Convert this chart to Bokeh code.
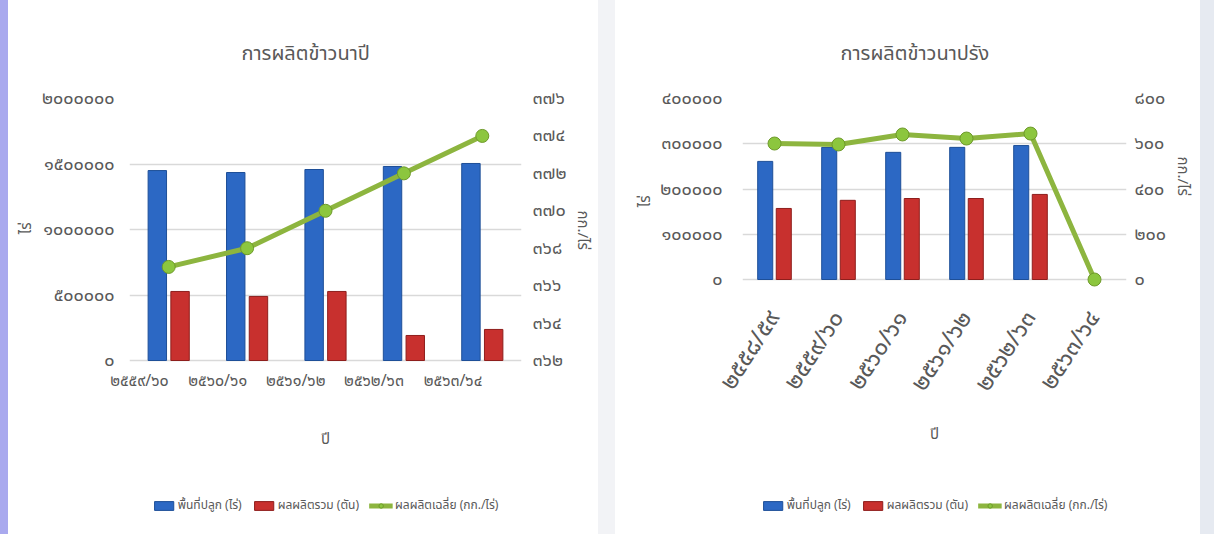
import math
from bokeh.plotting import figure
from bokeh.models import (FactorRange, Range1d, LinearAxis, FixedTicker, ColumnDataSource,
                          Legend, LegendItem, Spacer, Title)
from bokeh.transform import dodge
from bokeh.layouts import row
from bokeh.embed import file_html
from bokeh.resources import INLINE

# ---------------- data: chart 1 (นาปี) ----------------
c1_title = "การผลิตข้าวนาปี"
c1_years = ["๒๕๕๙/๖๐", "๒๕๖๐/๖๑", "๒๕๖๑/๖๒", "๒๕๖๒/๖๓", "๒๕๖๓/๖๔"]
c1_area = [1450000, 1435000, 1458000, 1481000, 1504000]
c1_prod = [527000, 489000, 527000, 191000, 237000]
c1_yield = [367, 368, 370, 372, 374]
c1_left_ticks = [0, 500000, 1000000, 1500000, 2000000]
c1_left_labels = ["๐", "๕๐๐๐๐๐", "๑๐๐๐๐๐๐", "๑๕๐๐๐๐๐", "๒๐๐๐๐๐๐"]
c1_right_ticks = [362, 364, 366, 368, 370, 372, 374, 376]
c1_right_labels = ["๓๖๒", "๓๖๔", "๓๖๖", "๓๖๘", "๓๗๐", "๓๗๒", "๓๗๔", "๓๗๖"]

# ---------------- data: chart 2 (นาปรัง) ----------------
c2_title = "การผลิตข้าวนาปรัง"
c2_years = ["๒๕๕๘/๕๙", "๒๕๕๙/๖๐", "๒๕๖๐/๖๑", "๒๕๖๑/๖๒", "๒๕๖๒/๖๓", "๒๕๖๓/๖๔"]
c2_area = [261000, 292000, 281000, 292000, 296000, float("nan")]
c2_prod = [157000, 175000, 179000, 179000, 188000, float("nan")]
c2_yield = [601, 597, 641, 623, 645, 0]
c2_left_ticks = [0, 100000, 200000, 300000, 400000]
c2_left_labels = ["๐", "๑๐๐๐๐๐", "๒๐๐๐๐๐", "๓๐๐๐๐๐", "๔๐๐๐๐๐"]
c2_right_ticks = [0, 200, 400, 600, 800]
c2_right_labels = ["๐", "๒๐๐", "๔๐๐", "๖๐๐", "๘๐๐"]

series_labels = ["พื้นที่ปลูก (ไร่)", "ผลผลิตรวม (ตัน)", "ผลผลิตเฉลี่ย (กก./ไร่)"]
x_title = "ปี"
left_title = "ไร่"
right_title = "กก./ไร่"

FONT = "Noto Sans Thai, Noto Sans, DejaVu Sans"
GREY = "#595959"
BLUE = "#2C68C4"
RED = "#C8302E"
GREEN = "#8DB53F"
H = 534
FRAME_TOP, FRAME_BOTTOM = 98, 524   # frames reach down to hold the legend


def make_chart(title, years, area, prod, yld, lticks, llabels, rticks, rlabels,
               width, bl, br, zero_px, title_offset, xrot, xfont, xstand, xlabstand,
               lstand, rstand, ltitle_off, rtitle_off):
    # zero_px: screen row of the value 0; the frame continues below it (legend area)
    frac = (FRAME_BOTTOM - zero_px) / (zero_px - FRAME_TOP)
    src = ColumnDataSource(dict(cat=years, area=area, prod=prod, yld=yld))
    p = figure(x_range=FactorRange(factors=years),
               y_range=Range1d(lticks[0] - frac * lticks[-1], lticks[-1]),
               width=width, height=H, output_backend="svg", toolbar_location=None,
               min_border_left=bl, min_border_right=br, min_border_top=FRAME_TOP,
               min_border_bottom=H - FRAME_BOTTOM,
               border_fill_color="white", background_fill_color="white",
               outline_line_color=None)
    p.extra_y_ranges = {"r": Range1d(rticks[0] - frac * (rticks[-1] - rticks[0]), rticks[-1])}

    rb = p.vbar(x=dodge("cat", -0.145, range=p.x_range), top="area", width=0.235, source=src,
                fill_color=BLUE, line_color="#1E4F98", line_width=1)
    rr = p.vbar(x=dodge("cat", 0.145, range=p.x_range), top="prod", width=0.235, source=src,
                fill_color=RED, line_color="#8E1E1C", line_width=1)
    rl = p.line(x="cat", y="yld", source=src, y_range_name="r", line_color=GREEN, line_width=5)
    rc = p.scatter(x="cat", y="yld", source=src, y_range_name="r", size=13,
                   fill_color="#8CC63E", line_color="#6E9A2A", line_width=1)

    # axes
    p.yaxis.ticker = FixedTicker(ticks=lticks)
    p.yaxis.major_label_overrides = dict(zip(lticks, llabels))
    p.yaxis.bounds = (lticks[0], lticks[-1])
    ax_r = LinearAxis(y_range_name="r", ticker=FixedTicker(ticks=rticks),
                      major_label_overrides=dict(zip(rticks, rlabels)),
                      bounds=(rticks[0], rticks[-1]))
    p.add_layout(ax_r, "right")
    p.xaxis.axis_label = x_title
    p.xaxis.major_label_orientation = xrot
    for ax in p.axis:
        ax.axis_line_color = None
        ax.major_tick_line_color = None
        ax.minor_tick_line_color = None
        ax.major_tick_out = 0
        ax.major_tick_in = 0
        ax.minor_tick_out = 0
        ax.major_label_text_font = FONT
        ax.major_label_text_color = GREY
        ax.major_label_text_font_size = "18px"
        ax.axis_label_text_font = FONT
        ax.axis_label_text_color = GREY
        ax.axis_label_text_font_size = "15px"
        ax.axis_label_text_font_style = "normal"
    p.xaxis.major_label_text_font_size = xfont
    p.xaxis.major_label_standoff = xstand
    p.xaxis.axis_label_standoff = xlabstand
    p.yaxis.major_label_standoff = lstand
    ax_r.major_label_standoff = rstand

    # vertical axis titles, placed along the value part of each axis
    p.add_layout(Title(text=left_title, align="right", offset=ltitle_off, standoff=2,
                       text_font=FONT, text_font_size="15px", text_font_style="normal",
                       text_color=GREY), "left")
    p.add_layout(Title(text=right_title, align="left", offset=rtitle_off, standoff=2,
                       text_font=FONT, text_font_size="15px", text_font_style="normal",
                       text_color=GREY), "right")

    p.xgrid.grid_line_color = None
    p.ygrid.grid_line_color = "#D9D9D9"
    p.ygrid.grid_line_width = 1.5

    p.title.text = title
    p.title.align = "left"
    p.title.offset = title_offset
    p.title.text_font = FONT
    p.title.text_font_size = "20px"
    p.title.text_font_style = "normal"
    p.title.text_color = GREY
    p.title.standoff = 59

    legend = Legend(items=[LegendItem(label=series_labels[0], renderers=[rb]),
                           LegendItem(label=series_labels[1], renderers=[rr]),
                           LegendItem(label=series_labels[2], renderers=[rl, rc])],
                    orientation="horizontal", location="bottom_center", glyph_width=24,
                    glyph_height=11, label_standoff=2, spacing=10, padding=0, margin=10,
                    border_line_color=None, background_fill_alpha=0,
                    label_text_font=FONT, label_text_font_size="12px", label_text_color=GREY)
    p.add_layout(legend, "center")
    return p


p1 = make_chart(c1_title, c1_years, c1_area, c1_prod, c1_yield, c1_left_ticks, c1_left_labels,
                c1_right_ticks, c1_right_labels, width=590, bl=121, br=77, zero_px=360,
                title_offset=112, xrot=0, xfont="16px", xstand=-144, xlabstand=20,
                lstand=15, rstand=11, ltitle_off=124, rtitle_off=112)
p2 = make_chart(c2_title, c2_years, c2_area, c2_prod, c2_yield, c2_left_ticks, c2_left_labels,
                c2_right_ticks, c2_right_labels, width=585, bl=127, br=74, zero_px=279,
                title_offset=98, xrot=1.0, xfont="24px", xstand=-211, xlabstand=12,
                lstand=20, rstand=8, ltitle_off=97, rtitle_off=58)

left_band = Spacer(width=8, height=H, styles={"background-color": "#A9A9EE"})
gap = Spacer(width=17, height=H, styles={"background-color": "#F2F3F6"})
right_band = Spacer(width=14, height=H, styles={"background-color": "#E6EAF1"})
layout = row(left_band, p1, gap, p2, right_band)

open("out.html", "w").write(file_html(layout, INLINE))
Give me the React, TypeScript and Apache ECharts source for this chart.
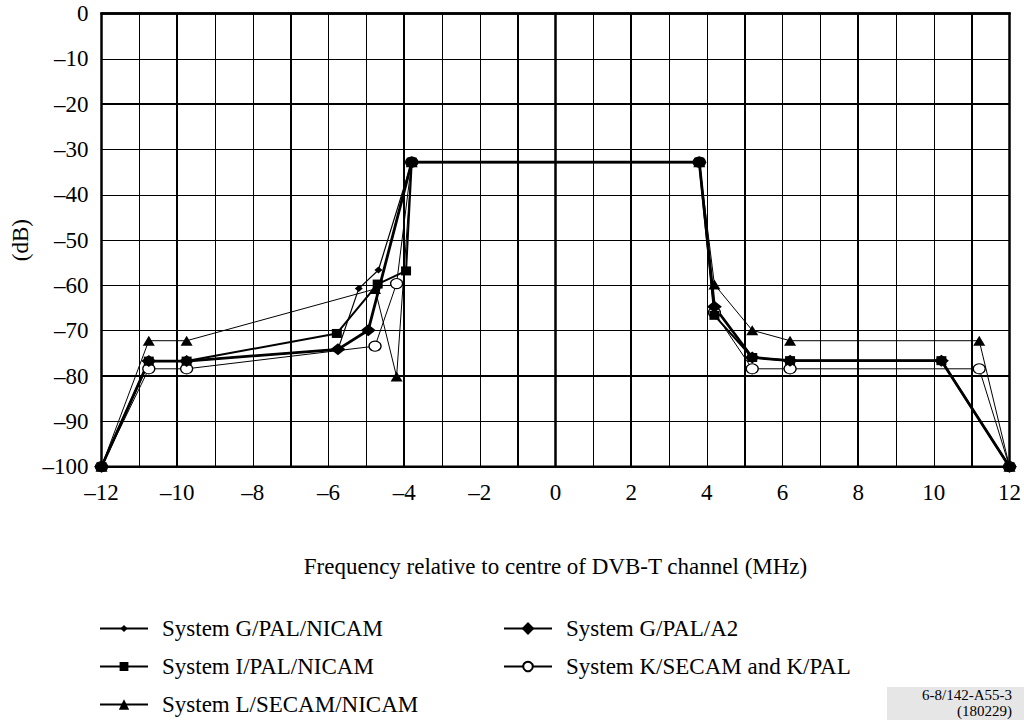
============
- **Exercise**
Each line that holds the word "this" should be extracted from the records.

- **Full answer**
Convert this chart to Bokeh code.
Give me the React, TypeScript and Apache ECharts source for this chart.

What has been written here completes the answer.